AIM
Skip the pictures. Repeat everything else in the records word for word.

[Rows from a dataset of charts and code]
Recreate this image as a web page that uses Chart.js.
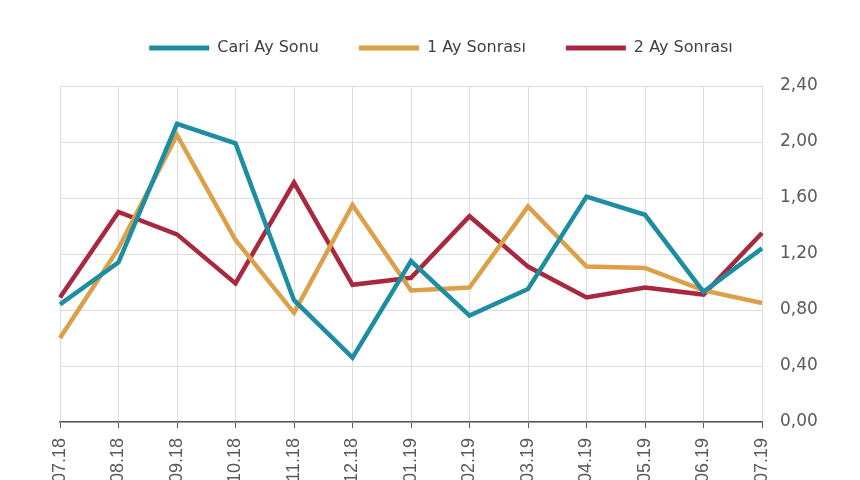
<!DOCTYPE html>
<html>
<head>
<meta charset="utf-8">
<script src="https://cdn.jsdelivr.net/npm/chart.js@4.4.1/dist/chart.umd.min.js"></script>
<style>
  html, body { margin: 0; padding: 0; background: #fff; overflow: hidden; }
  #wrap { position: relative; width: 860px; height: 480px; }
</style>
</head>
<body>
<div id="wrap"><canvas id="c"></canvas></div>
<script>
// aylar (x ekseni)
var aylar = ['07.18', '08.18', '09.18', '10.18', '11.18', '12.18', '01.19',
             '02.19', '03.19', '04.19', '05.19', '06.19', '07.19'];

// seriler
var cariAySonu  = [0.84, 1.14, 2.13, 1.99, 0.87, 0.46, 1.15, 0.76, 0.95, 1.61, 1.48, 0.93, 1.24];
var birAySonra  = [0.60, 1.24, 2.05, 1.30, 0.78, 1.55, 0.94, 0.96, 1.54, 1.11, 1.10, 0.94, 0.85];
var ikiAySonra  = [0.89, 1.50, 1.34, 0.99, 1.71, 0.98, 1.03, 1.47, 1.11, 0.89, 0.96, 0.91, 1.35];

var seriAdlari = ['Cari Ay Sonu', '1 Ay Sonrası', '2 Ay Sonrası'];
var renkler = ['#1d8ea2', '#dba048', '#a8283f'];

var YMIN = 0, YMAX = 2.4, YADIM = 0.4;

function ds(label, data, renk) {
  return {
    label: label, data: data,
    borderColor: renk, backgroundColor: renk,
    borderWidth: 4.5, pointRadius: 0, tension: 0, fill: false,
    borderJoinStyle: 'miter'
  };
}

// Legende und Zeichenfläche etwas auseinanderziehen
var legendAbstand = {
  id: 'legendAbstand',
  beforeInit: function (chart) {
    var fit = chart.legend.fit;
    chart.legend.fit = function () {
      fit.call(this);
      this.height += 20;
    };
  }
};

new Chart(document.getElementById('c').getContext('2d'), {
  type: 'line',
  data: {
    labels: aylar,
    datasets: [
      ds(seriAdlari[0], cariAySonu, renkler[0]),
      ds(seriAdlari[1], birAySonra, renkler[1]),
      ds(seriAdlari[2], ikiAySonra, renkler[2])
    ]
  },
  plugins: [legendAbstand],
  options: {
    responsive: true, maintainAspectRatio: false, animation: false,
    layout: { padding: { left: 60, right: 38, top: 0, bottom: 0 } },
    plugins: {
      tooltip: { enabled: false },
      legend: {
        position: 'top',
        labels: {
          boxWidth: 60, boxHeight: 5, padding: 40,
          color: '#404040',
          font: { family: 'DejaVu Sans', size: 16 },
          generateLabels: function (chart) {
            var items = Chart.defaults.plugins.legend.labels.generateLabels(chart);
            items.forEach(function (it) { it.lineWidth = 0; });
            return items;
          }
        }
      }
    },
    scales: {
      x: {
        offset: false,
        grid: { color: '#dcdcdc', tickColor: '#595959', tickLength: 6, lineWidth: 1 },
        border: { color: '#595959', width: 1.5 },
        ticks: {
          autoSkip: false, minRotation: 90, maxRotation: 90, padding: 10,
          color: '#595959', font: { family: 'Liberation Sans', size: 18 }
        },
        afterFit: function (s) { s.height = 58; }
      },
      y: {
        position: 'right',
        min: YMIN, max: YMAX,
        grid: { color: '#dcdcdc', drawTicks: false },
        border: { display: false },
        ticks: {
          stepSize: YADIM, padding: 18,
          color: '#595959', font: { family: 'DejaVu Sans', size: 17 },
          callback: function (v) { return v.toFixed(2).replace('.', ','); }
        },
        afterFit: function (s) { s.width = 60; }
      }
    }
  }
});
</script>
</body>
</html>
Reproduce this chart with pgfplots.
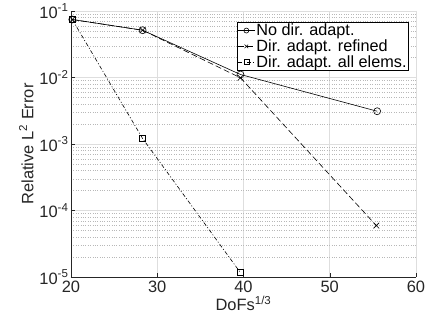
\documentclass[border=0pt]{standalone}
\usepackage{pgfplots}
\pgfplotsset{compat=1.18}
\usepackage{fontspec}
\setmainfont{Liberation Sans}
\definecolor{txt}{gray}{0.15}
\definecolor{gridc}{gray}{0.87}
\definecolor{mgridc}{gray}{0.72}
\begin{document}
\begin{tikzpicture}
\begin{axis}[
  scale only axis,
  width=345bp, height=266bp,
  xmin=20, xmax=60, ymode=log, ymin=1e-5, ymax=1e-1,
  xtick={20,30,40,50,60},
  ytick={1e-5,1e-4,1e-3,1e-2,1e-1},
  yticklabels={10\textsuperscript{-5},10\textsuperscript{-4},10\textsuperscript{-3},10\textsuperscript{-2},10\textsuperscript{-1}},
  minor ytick={2e-5,3e-5,4e-5,5e-5,6e-5,7e-5,8e-5,9e-5,
               2e-4,3e-4,4e-4,5e-4,6e-4,7e-4,8e-4,9e-4,
               2e-3,3e-3,4e-3,5e-3,6e-3,7e-3,8e-3,9e-3,
               2e-2,3e-2,4e-2,5e-2,6e-2,7e-2,8e-2,9e-2},
  /pgf/number format/assume math mode=true,
  ticklabel style={font=\fontsize{16.5}{18}\selectfont, text=txt},
  label style={font=\fontsize{16.5}{18}\selectfont, text=txt},
  yticklabel style={xshift=1bp},
  xlabel={DoFs\textsuperscript{1/3}},
  ylabel={Relative L\textsuperscript{2} Error},
  xlabel style={yshift=3bp},
  ylabel style={yshift=-1bp},
  grid=both,
  major grid style={gridc, line width=0.5pt},
  minor grid style={mgridc, dotted, line width=0.4pt},
  minor y tick style={draw=none},
  axis x line*=bottom, axis y line*=left,
  axis line style={txt, line width=0.6pt, -},
  tick align=inside,
  tick style={txt},
  major tick length=4bp,
  every axis plot/.append style={black, line width=0.6pt},
  legend style={at={(0.977,0.957)}, anchor=north east, draw=black, fill=white,
    font=\fontsize{16.3}{17}\selectfont, inner sep=0.5pt, row sep=1pt,
    nodes={inner sep=0.8pt},
    /tikz/every odd column/.append style={column sep=0.5pt}},
  legend cell align=left,
  legend image code/.code={\draw[mark repeat=2,mark phase=2,#1, mark size=2.5bp] plot coordinates {(0bp,0bp) (8.5bp,0bp) (17bp,0bp)};},
]
\addplot[solid, mark=o, mark size=3.5bp] coordinates {(20.15,0.0745) (28.3,0.0514) (39.65,0.0111) (55.5,0.00311)};
\addlegendentry{No dir. adapt.}
\addplot[dashed, dash pattern=on 6pt off 3pt, mark=x, mark size=4bp, mark options={solid}] coordinates {(20.15,0.0745) (28.3,0.0514) (39.65,0.0099) (55.4,5.94e-5)};
\addlegendentry{Dir. adapt. refined}
\addplot[dash pattern=on 4pt off 2pt on 1pt off 2pt, mark=square, mark size=3bp, mark options={solid}] coordinates {(20.15,0.0745) (28.3,0.00121) (39.65,1.16e-5)};
\addlegendentry{Dir. adapt. all elems.}
\end{axis}
\pgfresetboundingbox
\path ([shift={(-71bp,-54bp)}]current axis.south west) rectangle ([shift={(11bp,11bp)}]current axis.north east);
\end{tikzpicture}
\end{document}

ANSWER TO THE PROBLEM
Recreate this image as a web page that uses Chart.js.
<!DOCTYPE html>
<html>
<head>
<meta charset="utf-8">
<script src="https://cdn.jsdelivr.net/npm/chart.js@4.4.1/dist/chart.umd.min.js"></script>
<style>
  html, body { margin: 0; padding: 0; background: #fff; overflow: hidden; }
  #wrap { position: relative; width: 860px; height: 480px; }
</style>
</head>
<body>
<div id="wrap"><canvas id="c"></canvas></div>
<script>
// aylar (x ekseni)
var aylar = ['07.18', '08.18', '09.18', '10.18', '11.18', '12.18', '01.19',
             '02.19', '03.19', '04.19', '05.19', '06.19', '07.19'];

// seriler
var cariAySonu  = [0.84, 1.14, 2.13, 1.99, 0.87, 0.46, 1.15, 0.76, 0.95, 1.61, 1.48, 0.93, 1.24];
var birAySonra  = [0.60, 1.24, 2.05, 1.30, 0.78, 1.55, 0.94, 0.96, 1.54, 1.11, 1.10, 0.94, 0.85];
var ikiAySonra  = [0.89, 1.50, 1.34, 0.99, 1.71, 0.98, 1.03, 1.47, 1.11, 0.89, 0.96, 0.91, 1.35];

var seriAdlari = ['Cari Ay Sonu', '1 Ay Sonrası', '2 Ay Sonrası'];
var renkler = ['#1d8ea2', '#dba048', '#a8283f'];

var YMIN = 0, YMAX = 2.4, YADIM = 0.4;

function ds(label, data, renk) {
  return {
    label: label, data: data,
    borderColor: renk, backgroundColor: renk,
    borderWidth: 4.5, pointRadius: 0, tension: 0, fill: false,
    borderJoinStyle: 'miter'
  };
}

// Legende und Zeichenfläche etwas auseinanderziehen
var legendAbstand = {
  id: 'legendAbstand',
  beforeInit: function (chart) {
    var fit = chart.legend.fit;
    chart.legend.fit = function () {
      fit.call(this);
      this.height += 20;
    };
  }
};

new Chart(document.getElementById('c').getContext('2d'), {
  type: 'line',
  data: {
    labels: aylar,
    datasets: [
      ds(seriAdlari[0], cariAySonu, renkler[0]),
      ds(seriAdlari[1], birAySonra, renkler[1]),
      ds(seriAdlari[2], ikiAySonra, renkler[2])
    ]
  },
  plugins: [legendAbstand],
  options: {
    responsive: true, maintainAspectRatio: false, animation: false,
    layout: { padding: { left: 60, right: 38, top: 0, bottom: 0 } },
    plugins: {
      tooltip: { enabled: false },
      legend: {
        position: 'top',
        labels: {
          boxWidth: 60, boxHeight: 5, padding: 40,
          color: '#404040',
          font: { family: 'DejaVu Sans', size: 16 },
          generateLabels: function (chart) {
            var items = Chart.defaults.plugins.legend.labels.generateLabels(chart);
            items.forEach(function (it) { it.lineWidth = 0; });
            return items;
          }
        }
      }
    },
    scales: {
      x: {
        offset: false,
        grid: { color: '#dcdcdc', tickColor: '#595959', tickLength: 6, lineWidth: 1 },
        border: { color: '#595959', width: 1.5 },
        ticks: {
          autoSkip: false, minRotation: 90, maxRotation: 90, padding: 10,
          color: '#595959', font: { family: 'Liberation Sans', size: 18 }
        },
        afterFit: function (s) { s.height = 58; }
      },
      y: {
        position: 'right',
        min: YMIN, max: YMAX,
        grid: { color: '#dcdcdc', drawTicks: false },
        border: { display: false },
        ticks: {
          stepSize: YADIM, padding: 18,
          color: '#595959', font: { family: 'DejaVu Sans', size: 17 },
          callback: function (v) { return v.toFixed(2).replace('.', ','); }
        },
        afterFit: function (s) { s.width = 60; }
      }
    }
  }
});
</script>
</body>
</html>
Reproduce this chart with pgfplots.
\documentclass[border=0pt]{standalone}
\usepackage{pgfplots}
\pgfplotsset{compat=1.18}
\usepackage{fontspec}
\setmainfont{Liberation Sans}
\definecolor{txt}{gray}{0.15}
\definecolor{gridc}{gray}{0.87}
\definecolor{mgridc}{gray}{0.72}
\begin{document}
\begin{tikzpicture}
\begin{axis}[
  scale only axis,
  width=345bp, height=266bp,
  xmin=20, xmax=60, ymode=log, ymin=1e-5, ymax=1e-1,
  xtick={20,30,40,50,60},
  ytick={1e-5,1e-4,1e-3,1e-2,1e-1},
  yticklabels={10\textsuperscript{-5},10\textsuperscript{-4},10\textsuperscript{-3},10\textsuperscript{-2},10\textsuperscript{-1}},
  minor ytick={2e-5,3e-5,4e-5,5e-5,6e-5,7e-5,8e-5,9e-5,
               2e-4,3e-4,4e-4,5e-4,6e-4,7e-4,8e-4,9e-4,
               2e-3,3e-3,4e-3,5e-3,6e-3,7e-3,8e-3,9e-3,
               2e-2,3e-2,4e-2,5e-2,6e-2,7e-2,8e-2,9e-2},
  /pgf/number format/assume math mode=true,
  ticklabel style={font=\fontsize{16.5}{18}\selectfont, text=txt},
  label style={font=\fontsize{16.5}{18}\selectfont, text=txt},
  yticklabel style={xshift=1bp},
  xlabel={DoFs\textsuperscript{1/3}},
  ylabel={Relative L\textsuperscript{2} Error},
  xlabel style={yshift=3bp},
  ylabel style={yshift=-1bp},
  grid=both,
  major grid style={gridc, line width=0.5pt},
  minor grid style={mgridc, dotted, line width=0.4pt},
  minor y tick style={draw=none},
  axis x line*=bottom, axis y line*=left,
  axis line style={txt, line width=0.6pt, -},
  tick align=inside,
  tick style={txt},
  major tick length=4bp,
  every axis plot/.append style={black, line width=0.6pt},
  legend style={at={(0.977,0.957)}, anchor=north east, draw=black, fill=white,
    font=\fontsize{16.3}{17}\selectfont, inner sep=0.5pt, row sep=1pt,
    nodes={inner sep=0.8pt},
    /tikz/every odd column/.append style={column sep=0.5pt}},
  legend cell align=left,
  legend image code/.code={\draw[mark repeat=2,mark phase=2,#1, mark size=2.5bp] plot coordinates {(0bp,0bp) (8.5bp,0bp) (17bp,0bp)};},
]
\addplot[solid, mark=o, mark size=3.5bp] coordinates {(20.15,0.0745) (28.3,0.0514) (39.65,0.0111) (55.5,0.00311)};
\addlegendentry{No dir. adapt.}
\addplot[dashed, dash pattern=on 6pt off 3pt, mark=x, mark size=4bp, mark options={solid}] coordinates {(20.15,0.0745) (28.3,0.0514) (39.65,0.0099) (55.4,5.94e-5)};
\addlegendentry{Dir. adapt. refined}
\addplot[dash pattern=on 4pt off 2pt on 1pt off 2pt, mark=square, mark size=3bp, mark options={solid}] coordinates {(20.15,0.0745) (28.3,0.00121) (39.65,1.16e-5)};
\addlegendentry{Dir. adapt. all elems.}
\end{axis}
\pgfresetboundingbox
\path ([shift={(-71bp,-54bp)}]current axis.south west) rectangle ([shift={(11bp,11bp)}]current axis.north east);
\end{tikzpicture}
\end{document}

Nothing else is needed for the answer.